26. Present homosexuality, degeneracy and promiscuity as "normal, natural, healthy."
27. Infiltrate the churches and replace revealed religion with "social" religion. Discredit the Bible and emphasize the need for intellectual maturity which does not need a "religious crutch."
28. Eliminate prayer or any phase of religious expression in the schools on the ground that it violates the principle of "separation of church and state."
29. Discredit the American Constitution by calling it inadequate, old-fashioned, out of step with modern needs, a hindrance to cooperation between nations on a worldwide basis.
30. Discredit the American Founding Fathers. Present them as selfish aristocrats who had no concern for the "common man."
31. Belittle all forms of American culture and discourage the teaching of American history on the ground that it was only a minor part of the "big picture." Give more emphasis to Russian history since the Communists took over.
32. Support any socialist movement to give centralized control over any part of the culture--education, social agencies, welfare programs, mental health clinics, etc.
33. Eliminate all laws or procedures which interfere with the operation of the Communist apparatus.

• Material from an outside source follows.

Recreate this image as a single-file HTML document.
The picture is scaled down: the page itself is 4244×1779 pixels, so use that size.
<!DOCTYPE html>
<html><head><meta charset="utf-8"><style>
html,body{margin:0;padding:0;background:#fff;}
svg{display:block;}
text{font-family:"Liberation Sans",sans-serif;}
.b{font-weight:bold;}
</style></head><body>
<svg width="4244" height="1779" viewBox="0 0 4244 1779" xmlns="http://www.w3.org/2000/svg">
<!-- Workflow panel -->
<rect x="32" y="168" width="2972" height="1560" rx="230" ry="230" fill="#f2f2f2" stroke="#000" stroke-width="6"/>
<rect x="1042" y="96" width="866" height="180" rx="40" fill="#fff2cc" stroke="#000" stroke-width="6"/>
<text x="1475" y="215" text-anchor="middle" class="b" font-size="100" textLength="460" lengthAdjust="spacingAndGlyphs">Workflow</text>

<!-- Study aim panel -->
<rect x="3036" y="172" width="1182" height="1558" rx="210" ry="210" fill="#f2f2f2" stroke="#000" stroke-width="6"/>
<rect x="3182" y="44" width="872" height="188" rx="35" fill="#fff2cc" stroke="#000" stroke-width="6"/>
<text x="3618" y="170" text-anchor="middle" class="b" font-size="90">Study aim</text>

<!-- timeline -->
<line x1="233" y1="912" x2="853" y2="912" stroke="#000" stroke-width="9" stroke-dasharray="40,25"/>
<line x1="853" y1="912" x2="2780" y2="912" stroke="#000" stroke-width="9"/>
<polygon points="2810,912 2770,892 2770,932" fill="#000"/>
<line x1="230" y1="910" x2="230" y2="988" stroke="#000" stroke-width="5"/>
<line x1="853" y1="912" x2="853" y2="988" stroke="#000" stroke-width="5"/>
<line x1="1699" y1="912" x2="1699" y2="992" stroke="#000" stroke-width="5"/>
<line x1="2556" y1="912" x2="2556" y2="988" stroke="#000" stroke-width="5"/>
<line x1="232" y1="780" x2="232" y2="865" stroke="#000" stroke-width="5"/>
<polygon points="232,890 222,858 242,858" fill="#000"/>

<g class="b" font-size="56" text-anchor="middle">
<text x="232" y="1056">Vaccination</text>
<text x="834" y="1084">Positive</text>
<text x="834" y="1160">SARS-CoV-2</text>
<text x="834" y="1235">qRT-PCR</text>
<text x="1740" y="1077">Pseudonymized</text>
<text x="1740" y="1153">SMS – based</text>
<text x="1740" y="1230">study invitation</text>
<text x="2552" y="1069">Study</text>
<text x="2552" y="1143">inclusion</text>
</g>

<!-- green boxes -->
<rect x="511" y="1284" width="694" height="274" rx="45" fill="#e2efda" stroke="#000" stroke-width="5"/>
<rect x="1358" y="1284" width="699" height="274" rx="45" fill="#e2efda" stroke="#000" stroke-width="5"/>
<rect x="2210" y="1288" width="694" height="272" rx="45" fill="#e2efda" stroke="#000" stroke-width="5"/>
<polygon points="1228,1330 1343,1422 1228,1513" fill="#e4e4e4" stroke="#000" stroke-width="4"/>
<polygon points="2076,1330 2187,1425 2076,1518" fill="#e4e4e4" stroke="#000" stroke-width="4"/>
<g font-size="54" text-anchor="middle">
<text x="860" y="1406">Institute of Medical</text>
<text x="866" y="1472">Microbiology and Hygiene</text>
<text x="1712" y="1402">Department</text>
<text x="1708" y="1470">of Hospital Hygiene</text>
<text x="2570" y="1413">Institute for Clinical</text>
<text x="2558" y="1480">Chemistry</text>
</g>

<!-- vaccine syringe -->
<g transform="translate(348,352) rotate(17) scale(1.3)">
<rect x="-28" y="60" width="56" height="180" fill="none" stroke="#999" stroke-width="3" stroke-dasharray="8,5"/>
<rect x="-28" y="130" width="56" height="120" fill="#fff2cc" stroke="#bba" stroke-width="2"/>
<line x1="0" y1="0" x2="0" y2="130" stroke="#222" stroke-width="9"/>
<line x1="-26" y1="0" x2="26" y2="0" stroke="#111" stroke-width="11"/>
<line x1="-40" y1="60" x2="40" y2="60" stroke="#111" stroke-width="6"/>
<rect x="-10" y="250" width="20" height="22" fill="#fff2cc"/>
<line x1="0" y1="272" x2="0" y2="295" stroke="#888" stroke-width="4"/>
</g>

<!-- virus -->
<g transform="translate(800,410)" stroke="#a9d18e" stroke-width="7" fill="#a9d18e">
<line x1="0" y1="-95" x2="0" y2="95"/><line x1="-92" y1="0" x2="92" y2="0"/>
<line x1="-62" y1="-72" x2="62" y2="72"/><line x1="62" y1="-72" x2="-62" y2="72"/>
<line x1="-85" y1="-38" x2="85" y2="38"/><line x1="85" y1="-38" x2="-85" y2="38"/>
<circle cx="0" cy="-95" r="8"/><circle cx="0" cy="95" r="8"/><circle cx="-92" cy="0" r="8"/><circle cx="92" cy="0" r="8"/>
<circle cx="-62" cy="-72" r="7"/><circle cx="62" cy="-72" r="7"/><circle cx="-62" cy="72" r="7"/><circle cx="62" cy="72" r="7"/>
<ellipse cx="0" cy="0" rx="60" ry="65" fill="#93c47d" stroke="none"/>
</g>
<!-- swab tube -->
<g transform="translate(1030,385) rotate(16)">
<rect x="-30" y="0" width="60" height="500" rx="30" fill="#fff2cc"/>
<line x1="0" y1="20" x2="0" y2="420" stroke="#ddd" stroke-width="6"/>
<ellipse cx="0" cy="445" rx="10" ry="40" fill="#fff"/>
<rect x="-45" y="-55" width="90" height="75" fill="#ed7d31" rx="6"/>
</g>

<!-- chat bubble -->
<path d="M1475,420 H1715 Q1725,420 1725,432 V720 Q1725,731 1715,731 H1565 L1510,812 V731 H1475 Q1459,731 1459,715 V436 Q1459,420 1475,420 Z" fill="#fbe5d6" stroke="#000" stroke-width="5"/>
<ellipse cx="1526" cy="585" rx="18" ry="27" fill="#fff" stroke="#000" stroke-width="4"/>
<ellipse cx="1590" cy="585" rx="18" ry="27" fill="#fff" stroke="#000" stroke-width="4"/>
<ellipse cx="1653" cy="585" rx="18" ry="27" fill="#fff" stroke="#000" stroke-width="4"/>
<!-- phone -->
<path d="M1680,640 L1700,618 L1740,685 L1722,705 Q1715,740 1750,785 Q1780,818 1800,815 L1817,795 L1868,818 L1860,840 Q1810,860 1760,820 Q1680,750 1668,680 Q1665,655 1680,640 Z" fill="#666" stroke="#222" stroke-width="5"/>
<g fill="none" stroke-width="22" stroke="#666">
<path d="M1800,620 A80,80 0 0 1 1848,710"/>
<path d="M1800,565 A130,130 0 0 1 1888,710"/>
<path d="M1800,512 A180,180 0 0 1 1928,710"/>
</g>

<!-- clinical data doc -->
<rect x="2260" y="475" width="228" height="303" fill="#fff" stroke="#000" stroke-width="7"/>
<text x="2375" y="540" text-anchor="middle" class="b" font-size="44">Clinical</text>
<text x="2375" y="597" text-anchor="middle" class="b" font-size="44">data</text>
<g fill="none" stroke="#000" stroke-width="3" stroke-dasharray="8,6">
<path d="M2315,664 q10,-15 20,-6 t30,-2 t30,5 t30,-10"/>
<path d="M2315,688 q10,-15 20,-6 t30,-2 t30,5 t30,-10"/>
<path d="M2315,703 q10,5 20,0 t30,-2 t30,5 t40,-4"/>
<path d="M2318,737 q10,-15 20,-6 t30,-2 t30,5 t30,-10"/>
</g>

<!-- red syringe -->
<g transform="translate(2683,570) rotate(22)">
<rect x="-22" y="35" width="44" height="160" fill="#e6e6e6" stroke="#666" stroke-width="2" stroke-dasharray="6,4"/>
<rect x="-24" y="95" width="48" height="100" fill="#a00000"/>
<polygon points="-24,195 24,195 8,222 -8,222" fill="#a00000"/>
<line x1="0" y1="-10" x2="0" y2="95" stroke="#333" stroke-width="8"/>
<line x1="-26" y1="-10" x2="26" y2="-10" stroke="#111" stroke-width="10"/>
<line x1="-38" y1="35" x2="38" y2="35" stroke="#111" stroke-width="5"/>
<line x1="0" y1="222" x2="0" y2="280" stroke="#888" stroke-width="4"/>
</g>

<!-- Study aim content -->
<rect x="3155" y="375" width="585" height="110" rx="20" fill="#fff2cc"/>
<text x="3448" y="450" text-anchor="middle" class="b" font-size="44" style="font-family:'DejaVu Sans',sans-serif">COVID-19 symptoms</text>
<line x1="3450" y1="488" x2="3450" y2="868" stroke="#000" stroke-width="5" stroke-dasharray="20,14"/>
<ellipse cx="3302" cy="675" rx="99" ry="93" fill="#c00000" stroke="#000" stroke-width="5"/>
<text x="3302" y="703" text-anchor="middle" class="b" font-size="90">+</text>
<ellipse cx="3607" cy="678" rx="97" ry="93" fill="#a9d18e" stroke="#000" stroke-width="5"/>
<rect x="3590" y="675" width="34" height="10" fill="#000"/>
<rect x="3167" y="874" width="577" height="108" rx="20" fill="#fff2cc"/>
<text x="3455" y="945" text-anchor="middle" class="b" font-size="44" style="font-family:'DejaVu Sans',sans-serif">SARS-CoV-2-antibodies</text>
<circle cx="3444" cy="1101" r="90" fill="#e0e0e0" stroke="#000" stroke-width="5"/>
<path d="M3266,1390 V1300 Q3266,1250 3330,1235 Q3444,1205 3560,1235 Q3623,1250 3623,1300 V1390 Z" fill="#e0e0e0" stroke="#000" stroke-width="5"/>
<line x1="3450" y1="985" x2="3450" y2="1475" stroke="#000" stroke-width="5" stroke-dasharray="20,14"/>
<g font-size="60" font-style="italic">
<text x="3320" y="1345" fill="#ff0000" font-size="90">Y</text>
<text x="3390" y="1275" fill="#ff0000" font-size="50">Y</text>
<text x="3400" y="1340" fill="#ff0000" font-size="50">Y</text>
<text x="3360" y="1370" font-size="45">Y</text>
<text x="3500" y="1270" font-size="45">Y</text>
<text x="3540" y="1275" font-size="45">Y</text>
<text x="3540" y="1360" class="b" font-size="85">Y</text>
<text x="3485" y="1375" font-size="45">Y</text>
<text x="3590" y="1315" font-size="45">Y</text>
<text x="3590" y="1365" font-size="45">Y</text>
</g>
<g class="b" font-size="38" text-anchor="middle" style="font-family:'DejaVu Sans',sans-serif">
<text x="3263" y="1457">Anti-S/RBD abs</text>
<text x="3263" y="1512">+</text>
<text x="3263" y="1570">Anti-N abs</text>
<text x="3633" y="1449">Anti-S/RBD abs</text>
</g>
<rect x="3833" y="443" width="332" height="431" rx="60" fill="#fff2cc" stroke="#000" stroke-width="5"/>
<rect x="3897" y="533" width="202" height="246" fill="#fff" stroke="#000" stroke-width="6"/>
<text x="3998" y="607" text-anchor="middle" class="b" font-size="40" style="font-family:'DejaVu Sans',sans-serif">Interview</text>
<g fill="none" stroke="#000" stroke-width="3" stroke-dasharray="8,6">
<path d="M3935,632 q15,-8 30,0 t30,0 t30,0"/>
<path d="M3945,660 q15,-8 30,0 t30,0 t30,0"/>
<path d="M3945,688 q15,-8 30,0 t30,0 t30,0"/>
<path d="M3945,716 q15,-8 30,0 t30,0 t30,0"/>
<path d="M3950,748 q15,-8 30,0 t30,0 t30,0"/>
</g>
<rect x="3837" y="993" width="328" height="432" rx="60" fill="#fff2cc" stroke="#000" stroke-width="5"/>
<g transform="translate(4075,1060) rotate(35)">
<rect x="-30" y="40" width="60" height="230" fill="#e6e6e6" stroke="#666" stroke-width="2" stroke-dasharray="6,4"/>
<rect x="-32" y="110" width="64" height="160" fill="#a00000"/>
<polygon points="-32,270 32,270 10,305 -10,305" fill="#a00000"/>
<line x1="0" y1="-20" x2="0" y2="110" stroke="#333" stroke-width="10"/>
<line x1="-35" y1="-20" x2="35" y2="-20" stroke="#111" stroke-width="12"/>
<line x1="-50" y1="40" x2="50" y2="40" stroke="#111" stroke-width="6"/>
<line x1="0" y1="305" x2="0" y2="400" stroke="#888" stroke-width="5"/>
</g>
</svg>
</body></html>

34. Eliminate the House Committee on Un-American Activities.
35. Discredit and eventually dismantle the FBI.
36. Infiltrate and gain control of more unions.
37. Infiltrate and gain control of big business.
38. Transfer some of the powers of arrest from the police to social agencies. Treat all behavioral problems as psychiatric disorders which no one but psychiatrists can understand.
39. Dominate the psychiatric profession and use mental health laws as a means of gaining coercive control over those who oppose Communist goals.
40. Discredit the family as an institution. Encourage promiscuity and easy divorce.
41. Emphasize the need to raise children away from the negative influence of parents. Attribute prejudices, mental blocks and retarding of children to suppressive influence of parents.
42. Create the impression that violence and insurrection are legitimate aspects of the American tradition; that students and special-interest groups should rise up and use united force to solve economic, political or social problems.
43. Overthrow all colonial governments before native populations are ready for self-government.
44. Internationalize the Panama Canal.
45. Repeal the Connally reservation so the United States cannot prevent the World Court from seizing jurisdiction over nations and individuals alike.